▸ WHAT THE TASK REQUIRES
Restate the whole listing word for word. Pictures are left out.
--- start of DATA EXTRACT ---
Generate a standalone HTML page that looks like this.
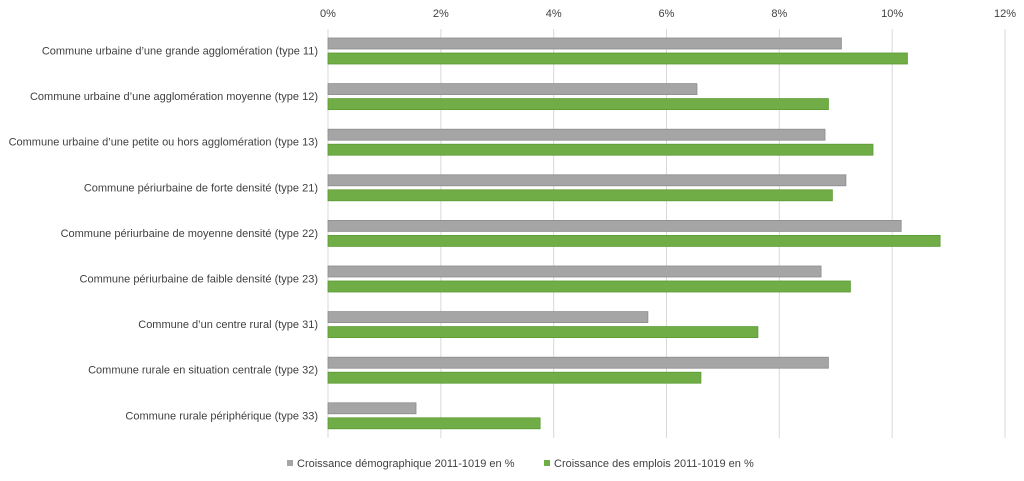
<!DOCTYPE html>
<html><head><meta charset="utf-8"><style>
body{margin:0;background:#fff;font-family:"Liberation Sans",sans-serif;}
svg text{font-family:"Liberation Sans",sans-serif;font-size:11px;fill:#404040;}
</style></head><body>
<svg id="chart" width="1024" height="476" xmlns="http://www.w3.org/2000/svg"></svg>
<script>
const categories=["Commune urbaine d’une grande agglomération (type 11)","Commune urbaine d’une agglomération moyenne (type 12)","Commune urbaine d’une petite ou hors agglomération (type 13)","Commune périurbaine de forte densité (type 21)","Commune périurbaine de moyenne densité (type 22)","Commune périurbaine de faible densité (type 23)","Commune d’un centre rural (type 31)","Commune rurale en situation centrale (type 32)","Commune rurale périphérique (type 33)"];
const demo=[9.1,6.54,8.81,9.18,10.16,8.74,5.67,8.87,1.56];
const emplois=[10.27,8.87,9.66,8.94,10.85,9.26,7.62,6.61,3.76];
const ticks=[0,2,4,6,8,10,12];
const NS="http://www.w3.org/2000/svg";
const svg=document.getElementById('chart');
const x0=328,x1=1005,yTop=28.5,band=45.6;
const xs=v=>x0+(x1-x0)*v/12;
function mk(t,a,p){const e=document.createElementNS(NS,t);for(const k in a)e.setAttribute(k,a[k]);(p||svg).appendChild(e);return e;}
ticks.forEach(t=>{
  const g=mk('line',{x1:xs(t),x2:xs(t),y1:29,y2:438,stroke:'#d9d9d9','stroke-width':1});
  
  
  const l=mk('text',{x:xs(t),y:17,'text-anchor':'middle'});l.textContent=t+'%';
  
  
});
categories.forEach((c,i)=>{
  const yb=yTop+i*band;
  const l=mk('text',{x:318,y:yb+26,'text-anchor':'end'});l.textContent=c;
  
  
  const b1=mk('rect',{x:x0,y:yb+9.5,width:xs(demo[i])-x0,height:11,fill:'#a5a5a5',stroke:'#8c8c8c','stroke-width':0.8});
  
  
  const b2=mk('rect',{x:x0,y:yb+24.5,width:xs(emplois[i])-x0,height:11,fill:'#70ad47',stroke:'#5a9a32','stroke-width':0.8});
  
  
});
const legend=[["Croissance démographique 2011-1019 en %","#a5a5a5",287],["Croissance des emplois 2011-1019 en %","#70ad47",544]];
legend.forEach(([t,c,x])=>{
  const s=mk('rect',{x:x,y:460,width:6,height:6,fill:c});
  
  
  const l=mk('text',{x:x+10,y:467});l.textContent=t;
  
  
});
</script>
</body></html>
--- end of DATA EXTRACT ---
▸ SOLUTION FOR THIS PROBLEM
Generate a standalone HTML page that looks like this.
<!DOCTYPE html>
<html><head><meta charset="utf-8"><style>
body{margin:0;background:#fff;font-family:"Liberation Sans",sans-serif;}
svg text{font-family:"Liberation Sans",sans-serif;font-size:11px;fill:#404040;}
</style></head><body>
<svg id="chart" width="1024" height="476" xmlns="http://www.w3.org/2000/svg"></svg>
<script>
const categories=["Commune urbaine d’une grande agglomération (type 11)","Commune urbaine d’une agglomération moyenne (type 12)","Commune urbaine d’une petite ou hors agglomération (type 13)","Commune périurbaine de forte densité (type 21)","Commune périurbaine de moyenne densité (type 22)","Commune périurbaine de faible densité (type 23)","Commune d’un centre rural (type 31)","Commune rurale en situation centrale (type 32)","Commune rurale périphérique (type 33)"];
const demo=[9.1,6.54,8.81,9.18,10.16,8.74,5.67,8.87,1.56];
const emplois=[10.27,8.87,9.66,8.94,10.85,9.26,7.62,6.61,3.76];
const ticks=[0,2,4,6,8,10,12];
const NS="http://www.w3.org/2000/svg";
const svg=document.getElementById('chart');
const x0=328,x1=1005,yTop=28.5,band=45.6;
const xs=v=>x0+(x1-x0)*v/12;
function mk(t,a,p){const e=document.createElementNS(NS,t);for(const k in a)e.setAttribute(k,a[k]);(p||svg).appendChild(e);return e;}
ticks.forEach(t=>{
  const g=mk('line',{x1:xs(t),x2:xs(t),y1:29,y2:438,stroke:'#d9d9d9','stroke-width':1});
  
  
  const l=mk('text',{x:xs(t),y:17,'text-anchor':'middle'});l.textContent=t+'%';
  
  
});
categories.forEach((c,i)=>{
  const yb=yTop+i*band;
  const l=mk('text',{x:318,y:yb+26,'text-anchor':'end'});l.textContent=c;
  
  
  const b1=mk('rect',{x:x0,y:yb+9.5,width:xs(demo[i])-x0,height:11,fill:'#a5a5a5',stroke:'#8c8c8c','stroke-width':0.8});
  
  
  const b2=mk('rect',{x:x0,y:yb+24.5,width:xs(emplois[i])-x0,height:11,fill:'#70ad47',stroke:'#5a9a32','stroke-width':0.8});
  
  
});
const legend=[["Croissance démographique 2011-1019 en %","#a5a5a5",287],["Croissance des emplois 2011-1019 en %","#70ad47",544]];
legend.forEach(([t,c,x])=>{
  const s=mk('rect',{x:x,y:460,width:6,height:6,fill:c});
  
  
  const l=mk('text',{x:x+10,y:467});l.textContent=t;
  
  
});
</script>
</body></html>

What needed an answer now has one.